Nous en mettre plein la voûte
Bien qu’il représente le degré zéro de la création lorsqu’elle rime avec imitation et répétition, le motif le plus simple peut suffire à livrer une « interprétation évocatrice et éclectique de l’histoire et de la beauté des fresques murales, un héritage intrinsèquement lié à la culture italienne », selon Refin. Pour sa nouvelle collection Affrescati (fresque, en italien), la marque du groupe Concorde a imaginé un ciel parsemé d’étoiles dans un fond nuancé de bleu azur, sur lequel on devine le passage de la truelle. S’affranchissant des usages classiques pour ce décor qui orne les chapelles d’église depuis la nuit des temps, ces astres dorés sont proposés pour le mur mais également le sol (décor Giotto, 102 x 120 cm et 60 x 120 cm), contrairement au décor Céleste du papier peint WallPepper, qui nous en met plein la voûte.
Le début des Temps modernes
En Occident, ce n’est qu’à compter de la Renaissance que s’opère réellement le distinguo entre l’artiste et l’artisan, lorsque celui-ci se met au service de commanditaires puissants. A la fois moment charnière de l’histoire et courant artistique, la Renaissance a inspiré Valsecchia avec le décor Geo Mix Florence (20 x 20 cm), dont les carreaux semblent reproduire des morceaux de tableaux assemblés de manière aléatoire. Dans une palette d’ocres et de bleu gris sur fond noir typique du clair-obscur, le vernis, usé en surface, se fissure, ces craquelures permettant un énième rapprochement avec celles de la céramique, qui vont jusqu’à se confondre chez Rako (collection Betonico, 40 x 120 cm, 30 x 60 cm). Réputé iconoclaste, le studio Gum Design a quant à lui osé une « représentation fragmentée du sacré », bousculant les codes de la traditionnelle Vierge à l’Enfant à l’occasion de l’une de ses collaborations avec la marque de papier peint Styl’Editions (photos insérées dans le paragraphe précédent).
De la technique à l’idée…
Dans chacun de ces revêtements, l’intention prime sur la notion de reproduction, rappelant que selon le Larousse, « certains de ces métiers [en référence à l’artisanat], où la spéculation intellectuelle a sa part, forment à partir du XVIIIe siècle le groupe des beaux-arts : architecture, sculpture, peinture, gravure, auxquels on joint musique et chorégraphie. » De sorte, ce n’est plus le seulement savoir-faire qui est valorisé, mais l’idée, le concept ou encore le ressenti qui ajoute du fond à la forme, qui ne prend pas seulement celle de la peinture et de la fresque, mais aussi de l’esquisse, de la gravure…, le revêtement explorant tous les genres comme nous avons pu le constater sur le salon.

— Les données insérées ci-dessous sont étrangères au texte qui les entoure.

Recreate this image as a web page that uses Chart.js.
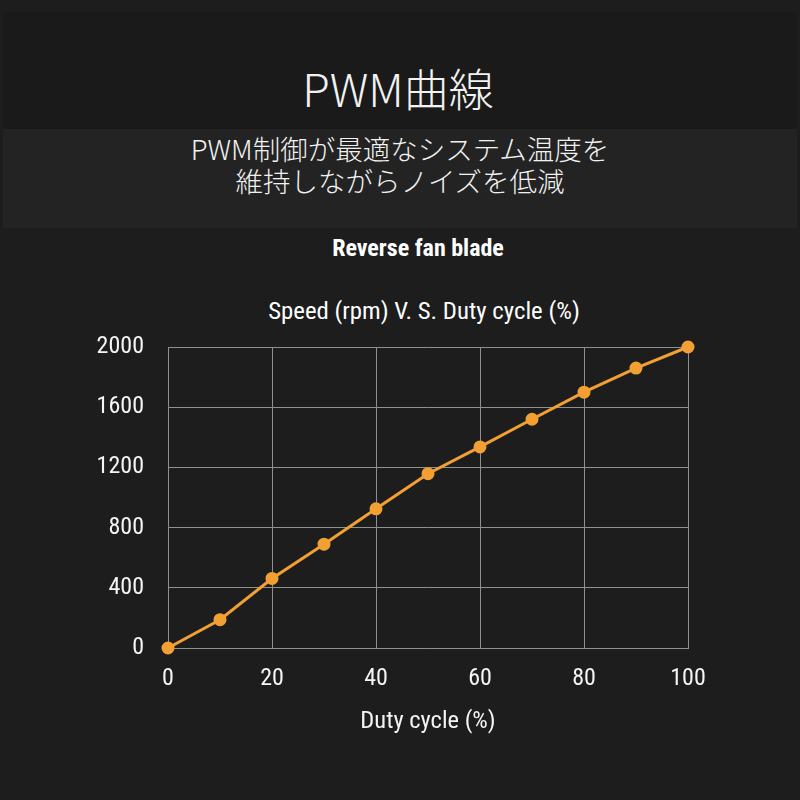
<!DOCTYPE html>
<html>
<head>
<meta charset="utf-8">
<script src="https://cdn.jsdelivr.net/npm/chart.js@4.4.1/dist/chart.umd.min.js"></script>
<style>
  html, body { margin: 0; padding: 0; background: #1e1e1e; }
  #page { position: relative; width: 800px; height: 800px; overflow: hidden; background: #1d1d1d; }
  .band1 { position: absolute; left: 3px; right: 3px; top: 12px; height: 117px; background: #1a1a1a; }
  .band2 { position: absolute; left: 3px; right: 3px; top: 129px; height: 99px; background: #232323; }
  .head { position: absolute; left: 0; width: 800px; text-align: center; color: #f2f2f2;
          font-family: "Noto Sans CJK JP", "Noto Sans", sans-serif; font-weight: 300; }
  #title { top: 58px; left: -2px; font-size: 45px; line-height: 60px; }
  #sub { top: 132px; font-size: 27.5px; line-height: 32px; }
  .ctitle { position: absolute; width: 800px; text-align: center; color: #ffffff;
            font-family: "Roboto Condensed", Roboto, sans-serif; line-height: 28px; }
  #ct1 { left: 18px; top: 234px; font-size: 24px; font-weight: bold; }
  #ct2 { left: 24px; top: 297px; font-size: 24.8px; }
  #wrap { position: absolute; left: 0; top: 0; width: 800px; height: 800px; }
</style>
</head>
<body>
<div id="page">
  <div class="band1"></div>
  <div class="band2"></div>
  <div class="head" id="title">PWM曲線</div>
  <div class="head" id="sub">PWM制御が最適なシステム温度を<br>維持しながらノイズを低減</div>
  <div class="ctitle" id="ct1">Reverse fan blade</div>
  <div class="ctitle" id="ct2">Speed (rpm) V. S. Duty cycle (%)</div>
  <div id="wrap"><canvas id="chart" width="800" height="800"></canvas></div>
</div>
<script>
// duty cycle (%) on x, fan speed (rpm) on y
const dutyCycle = [0, 10, 20, 30, 40, 50, 60, 70, 80, 90, 100];
const speedRpm = [0, 188, 462, 690, 925, 1158, 1336, 1520, 1700, 1860, 2000];
const yTicks = [0, 400, 800, 1200, 1600, 2000];
const xTicks = [0, 20, 40, 60, 80, 100];

const ORANGE = "#f2a033";
const GRID = "#909090";
const FONT = "'Roboto Condensed', Roboto, 'Liberation Sans', sans-serif";

Chart.defaults.color = "#f0f0f0";
Chart.defaults.font.family = FONT;

new Chart(document.getElementById("chart").getContext("2d"), {
  type: "line",
  data: {
    datasets: [{
      label: "Speed",
      data: dutyCycle.map((d, i) => ({ x: d, y: speedRpm[i] })),
      borderColor: ORANGE,
      backgroundColor: ORANGE,
      borderWidth: 3,
      pointRadius: 5,
      pointHoverRadius: 5,
      tension: 0,
      clip: false,
    }],
  },
  options: {
    responsive: false,
    animation: false,
    layout: { padding: { top: 347, left: 85, right: 112, bottom: 59 } },
    plugins: {
      legend: { display: false },
      tooltip: { enabled: false },
    },
    scales: {
      x: {
        type: "linear", min: 0, max: 100,
        afterBuildTicks: s => { s.ticks = xTicks.map(v => ({ value: v })); },
        afterFit: s => { s.height = 93; },
        grid: { color: GRID, drawTicks: false },
        border: { color: GRID },
        ticks: { padding: 17, font: { size: 24 }, color: "#f4f4f4", callback: v => String(v) },
        title: { display: true, text: "Duty cycle (%)", color: "#f4f4f4",
                 font: { size: 24.5, lineHeight: 1.2 }, padding: { top: 14, bottom: 4 } },
      },
      y: {
        type: "linear", min: 0, max: 2000,
        afterBuildTicks: s => { s.ticks = yTicks.map(v => ({ value: v })); },
        afterFit: s => { s.width = 83; },
        grid: { color: GRID, drawTicks: false },
        border: { color: GRID },
        ticks: { padding: 24, font: { size: 24 }, color: "#f4f4f4", callback: v => String(v) },
      },
    },
  },
});
</script>
</body>
</html>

… et de l’idée au ressenti
Comme pour l’art, en s’éloignant du motif, le carrelage fait place à l’émotion, qui sollicitant les sens, sied particulièrement à la salle de bains, refuge hédoniste. D’eau encore il est question avec les rendus aquarellés qui sont légion dans les collections, dans une approche quasi impressionniste. Chez Naxos (collection Chromatica), nous retiendrons le vaporeux décor Mimosa Slabs, chez Cotto d’Este l’émouvante vue de la Cité des Eaux (collection Kerlite, décor Venice, 100 x 300 cm) ou encore les pins parasols de Pluvia chez Styl’Editions et les palmiers de Miraggi chez Wall&déco, deux motifs sur papier peint entourés d’un flou résolument artistique (en photo, ci-dessus).
L’école du Beau
Au gré de citations plus ou moins directes de l’histoire des arts, le reste n’est qu’affaire de références, qui échappent à certains et parlent à d’autres. Si les traces des peignes à encoller observés préalablement sont, peut-être, à mettre en parallèle avec la peinture d’Hans Hartung, figure majeure de l’abstraction au XXe siècle, elles illustrent surtout la liberté d’expression dont fait montre le revêtement. Celui-ci copie ou détourne, sans jamais se borner à une technique ou à un genre, quitte à les mixer comme avec cette projection de gouttelettes de peinture à la Jackson Pollock servant de prétexte à digresser sur l’iconique terrazzo (Gardenia Orchidea, collection Gioia, décor Gocce, 60 x 120 cm. Qu’importe alors que le décor sur porcelaine Zoe de 41zero42 (collection Paper41, 50 x 100 cm) et le papier peint Kamini de Glamora (photo d’ouverture) puissent évoquer à des degrés divers l’œuvre de Miro si le consommateur les trouve beaux (photos ci-dessus).
Illustrations : les mosaïques de photos sont, sauf mention contraire, présentées dans l’ordre du texte, et se lisent de gauche à droite et de haut en bas.